Donovan Dyer, Contributor
IN AN article (The Gleaner, December 27, 2012) captioned 'Church must champion justice for sexual minorities', Associate Editor Byron Buckley launched a broadside attack on the Church for what it deems the Church's failure to champion the cause of those he calls "sexual minorities". Buckley asserted that by treating homosexuality as a 'special sin' it is "guilty of feeding stigma and discrimination." The issue of homosexuality and the acceptance of those who subscribe to this lifestyle is a difficult one for both the society and the Church to accept. However, simply assigning causality to the Church for the violence being meted out to homosexuals is short-sighted and smacks of a larger homosexual agenda.
Mr Buckley attempted to buttress his argument by appealing to scripture, the gospel of John in particular, where the woman caught in the act of adultery was brought to Jesus to render his judgment, but in this case he refused to condemn her, while ignoring the hypocrisy of the religious leaders. Mr Buckley skillfully used this example to defend his argument and continue his attack on the Church and its leaders for their refusal to endorse the homosexual lifestyle. However, what Mr Buckley failed to do by omission was to tell his audience that there is another side to the story, where Jesus addressed the sin issue. He told the woman: "Go, and sin no more"(v.11). The failure on the part of the writer to include this in his column is nothing more than a sleight of hand and an example of intellectual dishonesty.
Second, Mr Buckley accused the Church of having a flawed theology which he claimed is responsible for treating homosexuality as a 'special sin.' He contends that "as grotesque as the act of anal sex is, morally it is no worse than any other sin." Leviticus 18:22 and 20:13 clearly and unambiguously states that this act was an "abomination" and carried the capital offence. Furthermore, the word abomination expresses the degree of the sin. The Hebrew word from which we derive the English "abomination" is to'ebah meaning loathsome, abhorrent and detestable. In Romans 1 the apostle Paul describes homosexuality as a vile and depraved act which is indication of man's rebellion against God (Rom.1:18-28). The fact is that all sin is sin, incurring the wrath of God, but to simply argue that homosexuality should not be regarded as a 'special sin' cannot stand up to biblical scrutiny because the Bible regards it as such.
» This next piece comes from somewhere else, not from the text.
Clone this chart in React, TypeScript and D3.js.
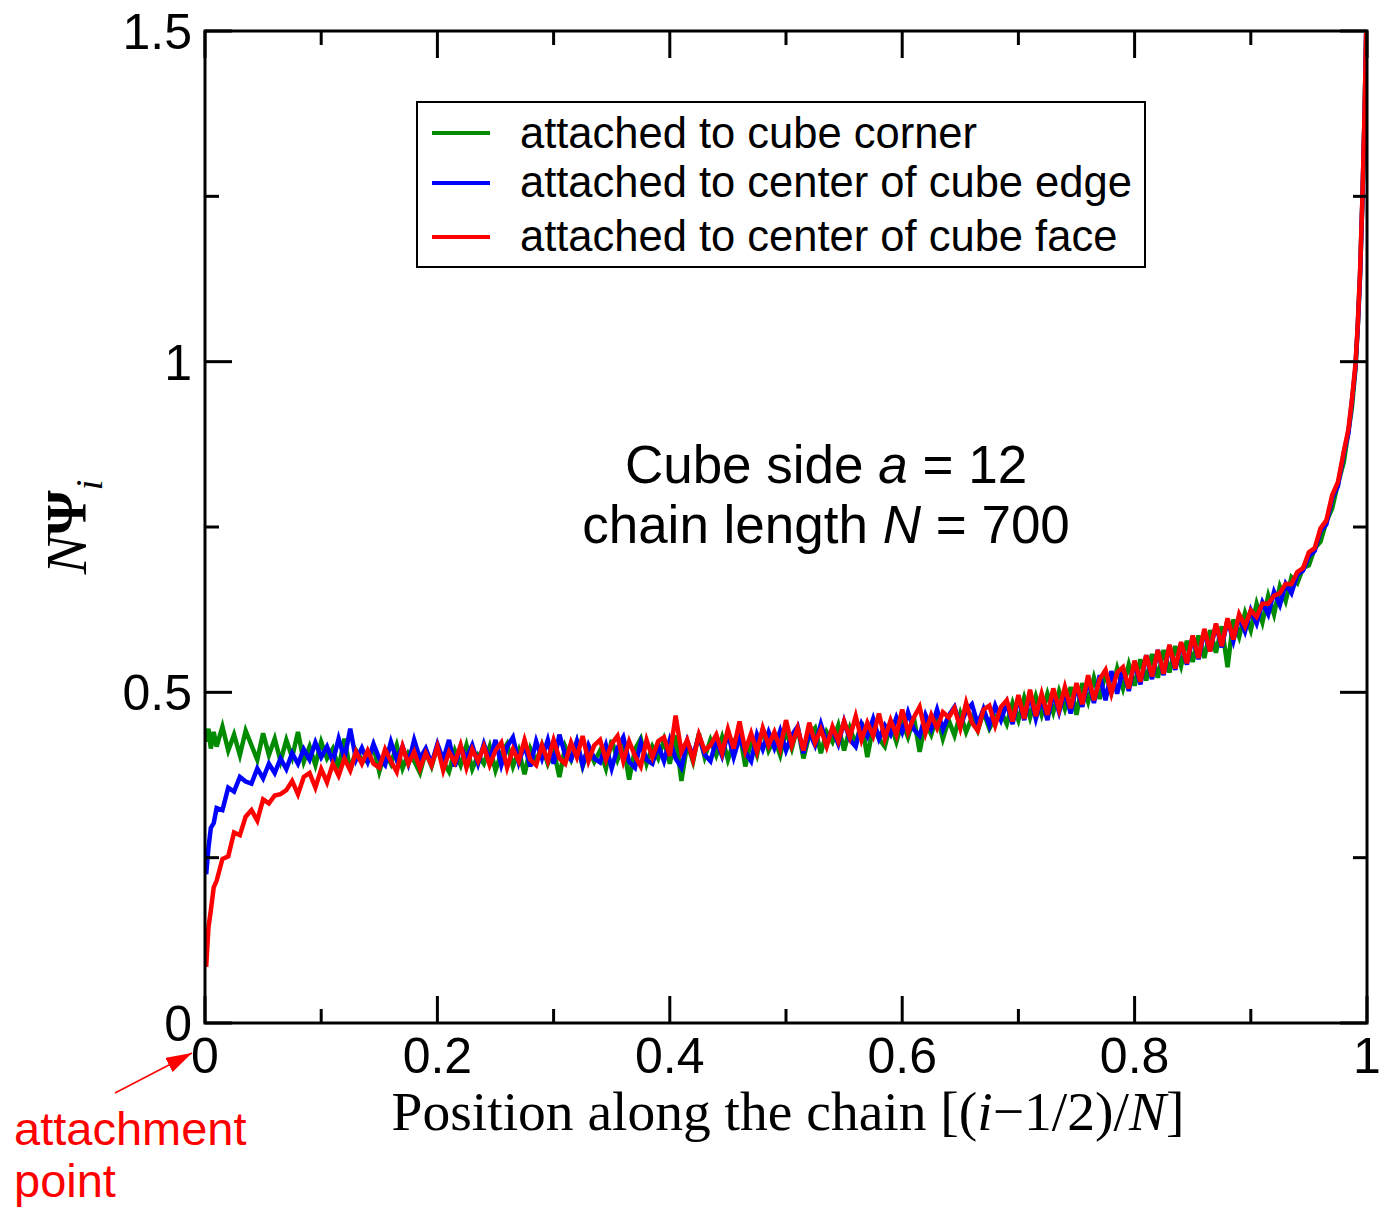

To use the Ezekielian reference to suggest that homosexuality was not the primary reason for the destruction of Sodom and Gomorrah is another indication of intellectual dishonesty. Sure, God regards the sins of pride, oppression, neglect of the orphans and widows as transgressions. But to say that these carried a heavier weight on God's moral scale than homosexuality is utter nonsense. None of the foregoing carried the death sentence. Thus, it goes to argue that the homosexual act weighed heavier on God's moral scale and was directly responsible for the destruction of Sodom and Gomorrah.
In continuation, Mr Buckley seems to be ordering the clergy and, by extension, the Church to stop preaching on the subject of homosexuality. Who is Mr Buckley? Who gave him that right or that authority? The preacher is not called by man, but by God, hence the term 'MAN OF GOD'. He is God's, not Byron Buckley's man or any other person's man, he is God's man. Since he is under divine orders, he cannot cherry-pick what he wants to preach, he takes his cue from God and must seek the mind and heart of God in order to preach, " thus saith the Lord." By declaring: " thus saith the Lord" He becomes the voice of God proclaiming God's word to His people. The preacher is commissioned by God to preach the undiluted, uncompromising gospel of Jesus Christ without fear or compromise. The true preacher or the true Church cannot compromise on its principles. Asking the Church and its leaders to cease and desist on the issue of homosexuality is tantamount to asking them to disobey their God, reject the Holy Scriptures, and ignore their conscience, which is an outrageous request. On this issue, we will choose to obey God rather than man.
By assigning guilt to the Church, is Mr Buckley inferring that the Church is partially responsible for the brutal beating of the student and the killing and maiming in Trelawny? I hope not. All Jamaicans without fail should condemn the brutal beating of the student and the savage killings and maiming in Trelawny. Accordingly, every Jamaican and visitors to its shores should feel free live and visit the country without fear of having prejudice directed towards them, regardless of colour, race, gender, or sexual orientation.